Signed-off-by: Hitoshi Mitake <mitake.hitoshi at lab.ntt.co.jp>
---
v2
- don't change the member "time" of struct epoch_log for keeping alignment
- avoid needless memcpy() for timestamp
include/internal_proto.h | 2 +-
sheep/group.c | 18 +++++++++++---
sheep/ops.c | 23 +++++++++++------
sheep/sheep_priv.h | 6 ++++-
sheep/store.c | 59 ++++++++++++++++++++++++++++++++++++---------
5 files changed, 82 insertions(+), 26 deletions(-)

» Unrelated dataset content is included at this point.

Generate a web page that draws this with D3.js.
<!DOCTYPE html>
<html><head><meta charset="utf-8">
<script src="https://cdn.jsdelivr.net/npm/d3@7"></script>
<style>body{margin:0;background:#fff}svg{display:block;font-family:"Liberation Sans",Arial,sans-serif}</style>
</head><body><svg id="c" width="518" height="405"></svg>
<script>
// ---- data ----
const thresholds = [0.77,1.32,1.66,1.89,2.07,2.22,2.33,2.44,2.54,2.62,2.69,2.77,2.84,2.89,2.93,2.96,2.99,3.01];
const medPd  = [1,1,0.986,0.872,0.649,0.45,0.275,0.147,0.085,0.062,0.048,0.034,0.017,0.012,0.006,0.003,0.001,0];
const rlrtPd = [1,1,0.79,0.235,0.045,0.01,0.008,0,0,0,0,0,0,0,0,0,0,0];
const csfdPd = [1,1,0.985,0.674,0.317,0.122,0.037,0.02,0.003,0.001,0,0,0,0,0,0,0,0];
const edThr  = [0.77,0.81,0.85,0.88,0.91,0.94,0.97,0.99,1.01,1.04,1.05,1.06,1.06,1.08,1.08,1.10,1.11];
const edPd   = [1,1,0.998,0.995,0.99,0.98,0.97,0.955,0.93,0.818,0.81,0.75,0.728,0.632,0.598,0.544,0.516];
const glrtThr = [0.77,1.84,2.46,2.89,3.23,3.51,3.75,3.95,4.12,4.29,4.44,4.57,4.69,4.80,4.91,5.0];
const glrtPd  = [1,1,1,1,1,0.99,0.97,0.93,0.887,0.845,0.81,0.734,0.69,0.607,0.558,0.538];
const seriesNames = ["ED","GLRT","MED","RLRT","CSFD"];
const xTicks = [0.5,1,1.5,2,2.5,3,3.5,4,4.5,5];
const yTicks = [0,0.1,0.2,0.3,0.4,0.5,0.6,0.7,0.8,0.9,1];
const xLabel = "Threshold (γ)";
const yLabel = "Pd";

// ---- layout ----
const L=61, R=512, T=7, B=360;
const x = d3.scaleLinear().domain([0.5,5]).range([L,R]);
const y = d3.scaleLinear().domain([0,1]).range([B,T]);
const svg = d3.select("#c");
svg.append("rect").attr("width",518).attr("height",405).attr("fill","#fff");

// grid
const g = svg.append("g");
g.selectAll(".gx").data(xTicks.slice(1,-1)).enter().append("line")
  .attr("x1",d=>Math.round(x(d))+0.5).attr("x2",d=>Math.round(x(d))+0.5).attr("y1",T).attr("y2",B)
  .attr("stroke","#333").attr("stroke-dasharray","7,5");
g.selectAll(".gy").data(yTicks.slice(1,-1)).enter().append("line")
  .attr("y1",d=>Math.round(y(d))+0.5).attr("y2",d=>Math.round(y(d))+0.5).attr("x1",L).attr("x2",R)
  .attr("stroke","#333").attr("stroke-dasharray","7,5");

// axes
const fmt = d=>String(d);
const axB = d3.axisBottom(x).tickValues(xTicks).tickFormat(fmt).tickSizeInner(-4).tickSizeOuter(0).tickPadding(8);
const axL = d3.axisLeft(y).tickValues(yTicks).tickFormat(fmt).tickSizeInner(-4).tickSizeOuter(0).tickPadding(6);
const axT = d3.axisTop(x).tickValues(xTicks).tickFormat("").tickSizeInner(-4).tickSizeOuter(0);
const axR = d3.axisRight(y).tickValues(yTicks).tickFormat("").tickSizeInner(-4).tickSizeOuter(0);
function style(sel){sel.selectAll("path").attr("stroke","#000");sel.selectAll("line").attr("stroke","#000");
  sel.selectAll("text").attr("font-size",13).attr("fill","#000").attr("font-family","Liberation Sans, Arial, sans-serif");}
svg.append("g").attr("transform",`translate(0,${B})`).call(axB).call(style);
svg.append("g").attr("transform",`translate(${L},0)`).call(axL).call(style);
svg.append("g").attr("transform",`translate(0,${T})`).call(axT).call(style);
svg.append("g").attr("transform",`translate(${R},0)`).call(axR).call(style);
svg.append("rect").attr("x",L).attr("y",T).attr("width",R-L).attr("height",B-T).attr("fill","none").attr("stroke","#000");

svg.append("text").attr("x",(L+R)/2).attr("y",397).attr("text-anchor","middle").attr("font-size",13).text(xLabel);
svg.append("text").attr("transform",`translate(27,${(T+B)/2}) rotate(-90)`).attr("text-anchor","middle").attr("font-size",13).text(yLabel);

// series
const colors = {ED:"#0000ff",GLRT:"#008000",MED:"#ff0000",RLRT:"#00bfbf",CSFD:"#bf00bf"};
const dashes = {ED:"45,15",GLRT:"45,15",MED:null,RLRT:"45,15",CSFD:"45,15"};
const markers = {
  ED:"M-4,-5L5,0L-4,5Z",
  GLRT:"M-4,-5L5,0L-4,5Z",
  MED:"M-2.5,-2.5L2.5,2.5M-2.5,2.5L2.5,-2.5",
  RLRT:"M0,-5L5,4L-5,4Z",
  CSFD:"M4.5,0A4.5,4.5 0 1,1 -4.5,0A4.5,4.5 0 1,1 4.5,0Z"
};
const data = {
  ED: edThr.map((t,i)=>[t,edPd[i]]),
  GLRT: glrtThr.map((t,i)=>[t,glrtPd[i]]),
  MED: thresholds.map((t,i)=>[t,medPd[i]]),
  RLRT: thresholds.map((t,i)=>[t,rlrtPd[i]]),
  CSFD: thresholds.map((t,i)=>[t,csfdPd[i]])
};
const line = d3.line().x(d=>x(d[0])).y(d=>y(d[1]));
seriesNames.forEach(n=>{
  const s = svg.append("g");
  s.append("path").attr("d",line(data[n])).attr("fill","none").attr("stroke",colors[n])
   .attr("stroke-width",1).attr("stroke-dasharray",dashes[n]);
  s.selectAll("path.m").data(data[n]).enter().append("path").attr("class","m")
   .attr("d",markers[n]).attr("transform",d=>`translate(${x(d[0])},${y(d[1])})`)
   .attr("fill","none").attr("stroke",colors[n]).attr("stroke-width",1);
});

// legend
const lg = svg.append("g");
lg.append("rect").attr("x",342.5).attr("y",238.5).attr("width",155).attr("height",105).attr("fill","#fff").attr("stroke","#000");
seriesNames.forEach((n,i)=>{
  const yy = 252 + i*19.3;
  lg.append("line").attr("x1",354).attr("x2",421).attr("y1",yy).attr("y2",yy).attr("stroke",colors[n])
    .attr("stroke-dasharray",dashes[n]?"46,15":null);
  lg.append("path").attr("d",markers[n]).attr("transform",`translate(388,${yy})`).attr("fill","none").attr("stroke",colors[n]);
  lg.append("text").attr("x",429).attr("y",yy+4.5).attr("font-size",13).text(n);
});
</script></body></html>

diff --git a/include/internal_proto.h b/include/internal_proto.h
index 3677405..6f1fdb3 100644
--- a/include/internal_proto.h
+++ b/include/internal_proto.h
@@ -191,7 +191,7 @@ struct sd_node {
struct epoch_log {
uint64_t ctime;
- uint64_t time;
+ uint64_t time; /* treated as time_t */
uint32_t epoch;
uint32_t nr_nodes;
uint32_t nr_copies;
diff --git a/sheep/group.c b/sheep/group.c
index 2f8814f..b991e5e 100644
--- a/sheep/group.c
+++ b/sheep/group.c
@@ -19,6 +19,7 @@
#include <pthread.h>
#include <urcu/uatomic.h>
#include <math.h>
+#include <time.h>
#include "sheepdog_proto.h"
#include "sheep_priv.h"
@@ -189,7 +190,8 @@ struct vnode_info *get_vnode_info_epoch(uint32_t epoch)

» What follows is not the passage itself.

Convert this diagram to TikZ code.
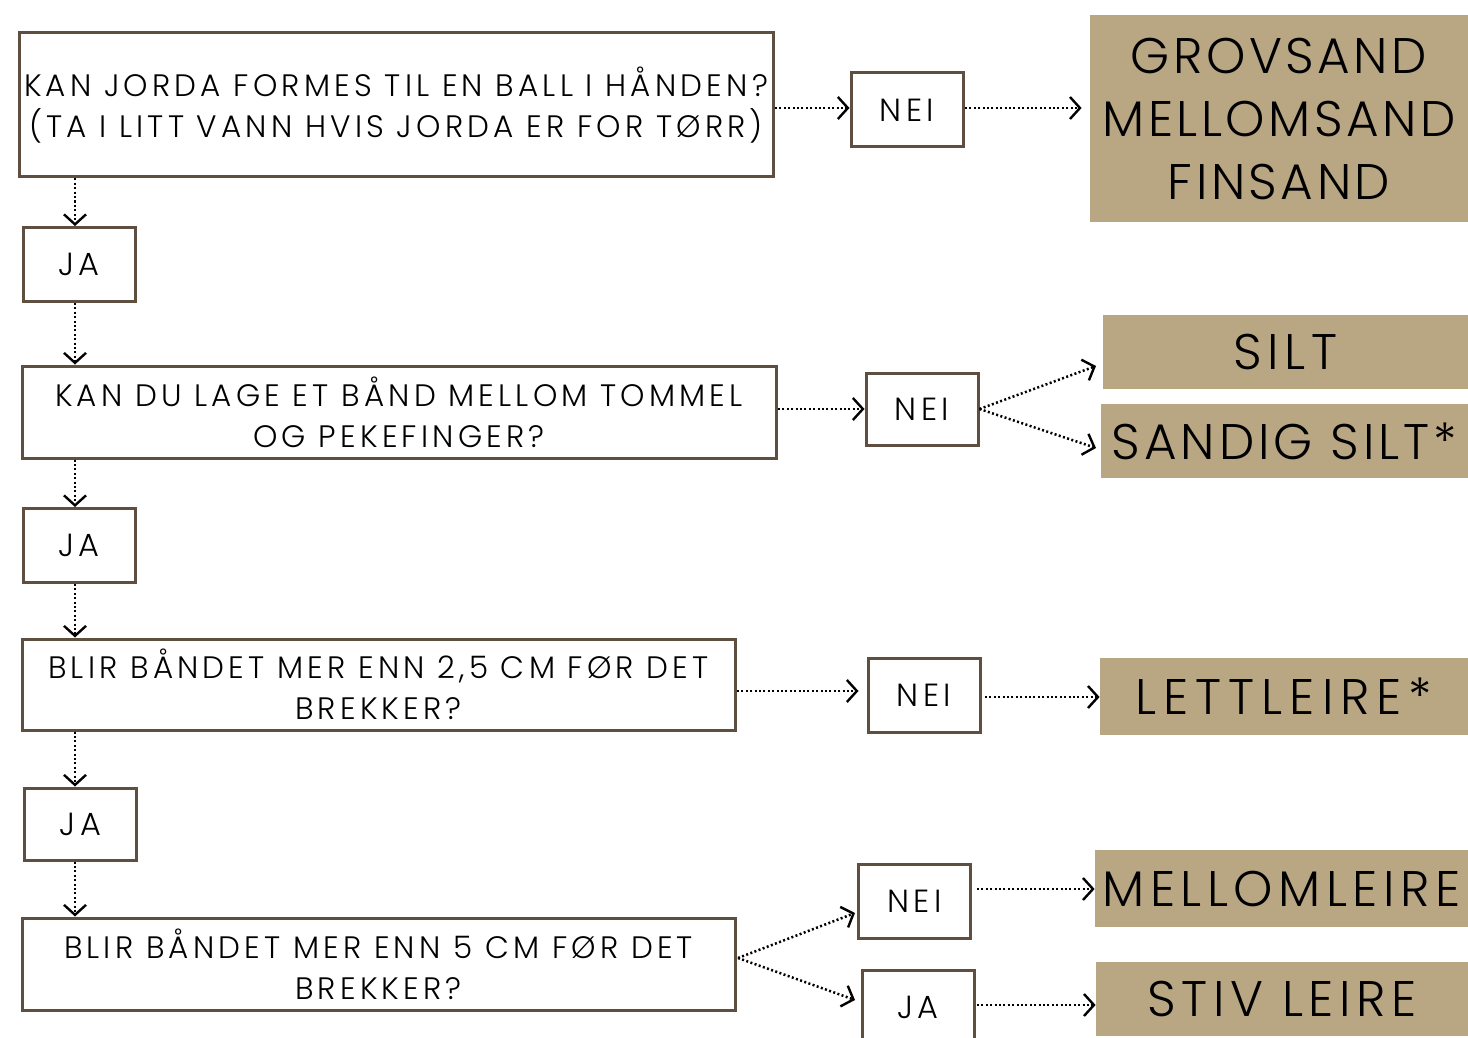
\documentclass[tikz,border=0pt]{standalone}
\usepackage{fontspec}
\setmainfont{Poppins}[UprightFont={* Light}]
\usetikzlibrary{arrows.meta}
\definecolor{boxbrown}{RGB}{94,79,64}
\definecolor{soiltan}{RGB}{185,166,130}
\begin{document}
\begin{tikzpicture}[x=0.5pt,y=-0.5pt,
  qbox/.style={draw=boxbrown, line width=1.5pt, fill=white, inner sep=0pt, align=center,
    font=\fontsize{15.5}{20.5}\selectfont\addfontfeatures{LetterSpace=13.5}, text=black},
  abox/.style={qbox, minimum width=56pt, minimum height=37pt,
    font=\fontsize{16}{20}\selectfont\addfontfeatures{LetterSpace=14}},
  res/.style={fill=soiltan, inner sep=0pt, align=center, text=black,
    font=\fontsize{25}{31.5}\selectfont\addfontfeatures{LetterSpace=11}},
  arr/.style={line width=1.25pt, dash pattern=on 1pt off 1.2pt,
    -{Straight Barb[length=5pt,width=11pt,line width=1.2pt]}}]
\useasboundingbox (0,0) rectangle (1468,1038);

% question boxes
\node[qbox, minimum width=377pt, minimum height=72pt] (q1) at (396,105)
  {KAN JORDA FORMES TIL EN BALL I HÅNDEN?\\(TA I LITT VANN HVIS JORDA ER FOR TØRR)};
\node[qbox, minimum width=377pt, minimum height=46pt] (q2) at (399,412)
  {KAN DU LAGE ET BÅND MELLOM TOMMEL\\OG PEKEFINGER?};
\node[qbox, minimum width=356.5pt, minimum height=45.5pt] (q3) at (378.5,684.5)
  {BLIR BÅNDET MER ENN 2,5 CM FØR DET\\BREKKER?};
\node[qbox, minimum width=356.5pt, minimum height=46pt] (q4) at (378.5,964)
  {BLIR BÅNDET MER ENN 5 CM FØR DET\\BREKKER?};

% answer boxes
\node[abox] (j1) at (79,264.5) {JA};
\node[abox] (j2) at (79,545.5) {JA};
\node[abox, minimum height=36pt] (j3) at (80.5,824) {JA};
\node[abox] (n1) at (907,110) {NEI};
\node[abox, minimum height=36pt] (n2) at (922,409) {NEI};
\node[abox] (n3) at (924,695.5) {NEI};
\node[abox] (n4) at (914.5,901) {NEI};
\node[abox] (j4) at (918,1007) {JA};

% result boxes
\node[res, minimum width=189pt, minimum height=103.5pt,
  font=\fontsize{25}{31.5}\selectfont\addfontfeatures{LetterSpace=7}] (r1) at (1279,118.5)
  {GROVSAND\\MELLOMSAND\\FINSAND};
\node[res, minimum width=182.5pt, minimum height=37pt] (r2a) at (1285.5,352) {SILT};
\node[res, minimum width=183.5pt, minimum height=37pt,
  font=\fontsize{25}{31.5}\selectfont\addfontfeatures{LetterSpace=8}] (r2b) at (1284.5,441) {SANDIG SILT*};
\node[res, minimum width=184pt, minimum height=38.5pt,
  font=\fontsize{25}{31.5}\selectfont\addfontfeatures{LetterSpace=14}] (r3) at (1284,696.5) {LETTLEIRE*};
\node[res, minimum width=186.5pt, minimum height=38.5pt] (r4a) at (1281.5,888.5) {MELLOMLEIRE};
\node[res, minimum width=186pt, minimum height=37pt] (r4b) at (1282,999) {STIV LEIRE};

% connector end points
\coordinate (d1) at (75,0);
\coordinate (q1n) at (775,108);
\coordinate (n1r) at (965,108);
\coordinate (q2n) at (778,409);
\coordinate (q3n) at (737,691);
\coordinate (n3r) at (985,697);
\coordinate (q4o) at (738,958);
\coordinate (n4r) at (977,889);
\coordinate (j4r) at (977,1005);
\coordinate (t2a) at (1096,366);
\coordinate (t2b) at (1096,448);
\coordinate (t4n) at (855,913);
\coordinate (t4j) at (855,1000);

% vertical flow
\draw[arr] (q1.south -| d1) -- (j1.north -| d1);
\draw[arr] (j1.south -| d1) -- (q2.north -| d1);
\draw[arr] (q2.south -| d1) -- (j2.north -| d1);
\draw[arr] (j2.south -| d1) -- (q3.north -| d1);
\draw[arr] (q3.south -| d1) -- (j3.north -| d1);
\draw[arr] (j3.south -| d1) -- (q4.north -| d1);

% horizontal flow
\draw[arr] (q1n) -- (n1.west |- q1n);
\draw[arr, shorten >=4pt] (n1r) -- (n1r -| r1.west);
\draw[arr] (q2n) -- (n2.west |- q2n);
\draw[arr] (n2.east) -- (t2a);
\draw[arr] (n2.east) -- (t2b);
\draw[arr, shorten >=4pt] (q3n) -- (n3.west |- q3n);
\draw[arr] (n3r) -- (n3r -| r3.west);
\draw[arr] (q4o) -- (t4n);
\draw[arr] (q4o) -- (t4j);
\draw[arr] (n4r) -- (n4r -| r4a.west);
\draw[arr] (j4r) -- (j4r -| r4b.west);
\end{tikzpicture}
\end{document}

nr_nodes = epoch_log_read(epoch, nodes, sizeof(nodes));
if (nr_nodes < 0) {
- nr_nodes = epoch_log_read_remote(epoch, nodes, sizeof(nodes));
+ nr_nodes = epoch_log_read_remote(epoch, nodes, sizeof(nodes),
+ NULL);
if (nr_nodes == 0)
return NULL;
}
@@ -453,16 +455,19 @@ static void clear_exceptional_node_lists(void)
list_del(&n->list);
}
-int epoch_log_read_remote(uint32_t epoch, struct sd_node *nodes, int len)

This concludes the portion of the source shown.